As I watch and listen to newer generations all of the way up to "millineals", I can see the effects of the public school system on their thinking. Most are simply not concerned with Southern Culture, and actually reserve some form of guilt as a result of their teaching and programming..........................It may be better with those educated in the church schools, but most that I see in the masses perceive all older generations as rednecks from the past that followed a failed belief system?.....................Hope i'm wrong.

Weaver said...

Al Benson,

It's much easier to do something if friends and neighbors are already doing it.

So, a homeschooling movement should benefit from others doing the same, suggesting a "critical mass" is reached at some point.

Roho,

my cousin watched a recent Lincoln movie. He told me he assumed it was all historical fact. So, the only way I could then refute the dang movie would be to watch it myself, write a report. I just don't have time. Millennials seem to trust their teachers, trust in society. One of the defining traits of a millennial I'd say is that deep trust.

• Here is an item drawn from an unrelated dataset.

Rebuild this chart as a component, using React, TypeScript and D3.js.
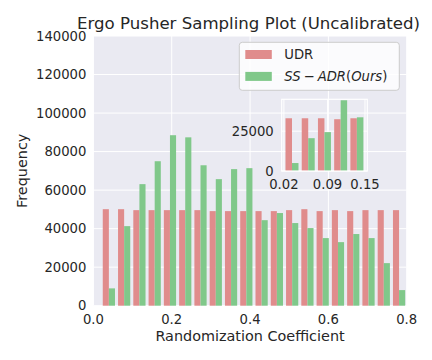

I guess it's similar to how children trust their parents... I grew up hated for being a Southerner, so it was easy for me to rebel. And public schools showed me the differences between blacks and whites.

My only shame is that we lost the war. I wish we'd lost the moral victory but won the actual war.

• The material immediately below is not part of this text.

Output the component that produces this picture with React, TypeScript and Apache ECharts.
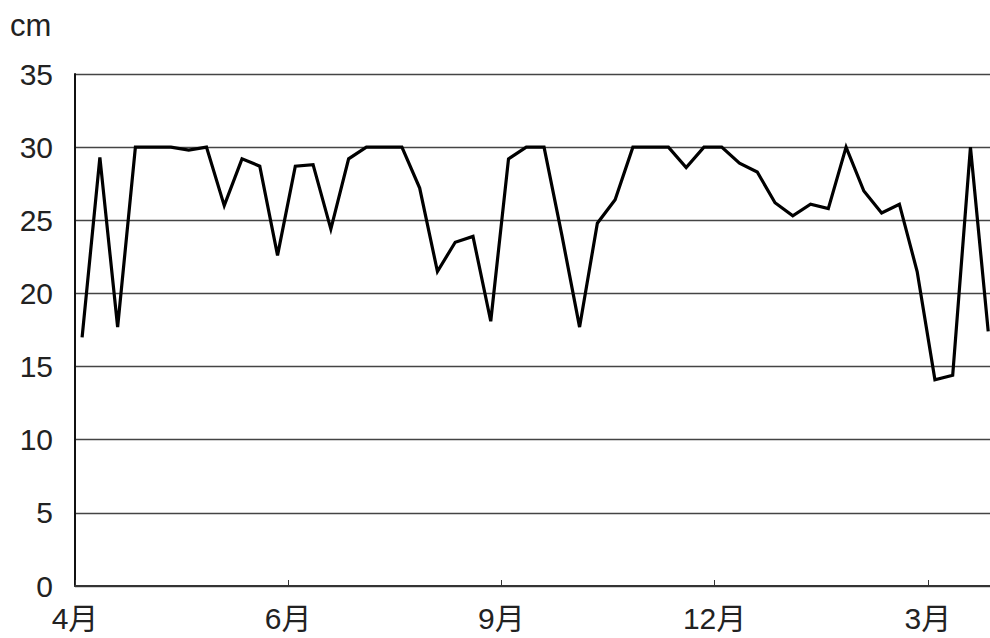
import React, { useEffect, useRef } from "react";
import * as echarts from "echarts";

// Weekly values (cm)
const values: number[] = [
  17.0, 29.3, 17.7, 30.0, 30.0, 30.0, 29.8, 30.0, 26.0, 29.2,
  28.7, 22.6, 28.7, 28.8, 24.4, 29.2, 30.0, 30.0, 30.0, 27.2,
  21.5, 23.5, 23.9, 18.1, 29.2, 30.0, 30.0, 24.0, 17.7, 24.8,
  26.4, 30.0, 30.0, 30.0, 28.6, 30.0, 30.0, 28.9, 28.3, 26.2,
  25.3, 26.1, 25.8, 30.0, 27.0, 25.5, 26.1, 21.5, 14.1, 14.4,
  30.0, 17.4,
];

// Month tick labels and the week positions where they sit
const monthLabels: string[] = ["4月", "6月", "9月", "12月", "3月"];
const monthTickWeeks: number[] = [0, 12, 24, 36, 48];

const yTicks = { min: 0, max: 35, interval: 5 };
const unitLabel = "cm";

const FONT = "'Liberation Sans', Arial, 'Noto Sans CJK JP', sans-serif";

export default function App() {
  const ref = useRef<HTMLDivElement>(null);

  useEffect(() => {
    if (!ref.current) return;
    const chart = echarts.init(ref.current, undefined, { renderer: "svg" });
    const data = values.map((v, i) => [i + 0.4, v]);
    chart.setOption({
      animation: false,
      backgroundColor: "#ffffff",
      grid: { left: 75, top: 74, right: 0, bottom: 52, containLabel: false },
      graphic: [
        {
          type: "text",
          left: 10,
          top: 10,
          style: {
            text: unitLabel,
            font: `31px ${FONT}`,
            fill: "#222",
          },
        },
      ],
      xAxis: {
        type: "value",
        min: 0,
        max: 51.5,
        interval: 12,
        axisLine: { show: true, lineStyle: { color: "#333", width: 2 } },
        axisTick: {
          show: true,
          inside: true,
          length: 6,
          lineStyle: { color: "#333", width: 1 },
        },
        splitLine: { show: false },
        axisLabel: {
          show: true,
          margin: 17,
          fontSize: 30,
          fontFamily: FONT,
          color: "#222",
          showMaxLabel: false,
          formatter: (v: number) => {
            const idx = monthTickWeeks.indexOf(Math.round(v));
            return idx >= 0 && Math.abs(v - monthTickWeeks[idx]) < 1e-6
              ? monthLabels[idx]
              : "";
          },
        },
      },
      yAxis: {
        type: "value",
        min: yTicks.min,
        max: yTicks.max,
        interval: yTicks.interval,
        axisLine: { show: true, lineStyle: { color: "#111", width: 2 } },
        axisTick: { show: false },
        splitLine: { show: true, lineStyle: { color: "#444", width: 1.3 } },
        axisLabel: {
          margin: 22,
          fontSize: 30,
          fontFamily: FONT,
          color: "#222",
        },
      },
      series: [
        {
          type: "line",
          data,
          showSymbol: false,
          symbol: "none",
          lineStyle: { color: "#000", width: 3.2, join: "miter" },
          clip: true,
        },
      ],
    });
    return () => chart.dispose();
  }, []);

  return (
    <div
      ref={ref}
      style={{ position: "fixed", left: 0, top: 0, width: 990, height: 638 }}
    />
  );
}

It is shocking how little knowledge is passed down from one generation to the next. We find mainstream academia to be absurd, but the next generation trusts it, learns from it.

If you're a teenager or young adult, your primary goal is to reproduce, to make friends, to fit into society, and also to find a career path. You're vulnerable.

And American children are raised in this manipulative swamp, no defences, no allies. They're all alone with no one to help them. Largely abandoned. Anglo parents seem to believe in allowing their children to "find their own way", which just means allowing others to raise their children. So individualistic, Enlightened, universal, secular Anglo children are just manipulated and ruined. And we say Amen to it.

louisianais said...

Count the Southeast Baton Rouge School District as part of this trend and do not believe the lie that the incorporation of the new city of St. George is a secession from the city of Baton Rouge. The new city is in an unincorporated part of the parish (county).

Al Benson Jr. said...

It is easier to do some things if lots of other folks feel the same way. However, sometimes you have to do some things regardless of how others feel and even if most others will disagree with you. When we decided we had to home school our kids the vast majority of folks in the church we attended at the time, from the minister on down, disagreed with us. They even sent the minister out to talk us into putting the kids in public school. Thanks be to God, none of it worked and we home schooled the kids anyway. After living in West Virginia for part of the textbook protest there in the mid-1970s and seeing how the bureaucracy in public education operated, no way under Heaven were our kids going to be part of that, and they never were.

Sometimes you just have to do what you have to do no matter who doesn't like it.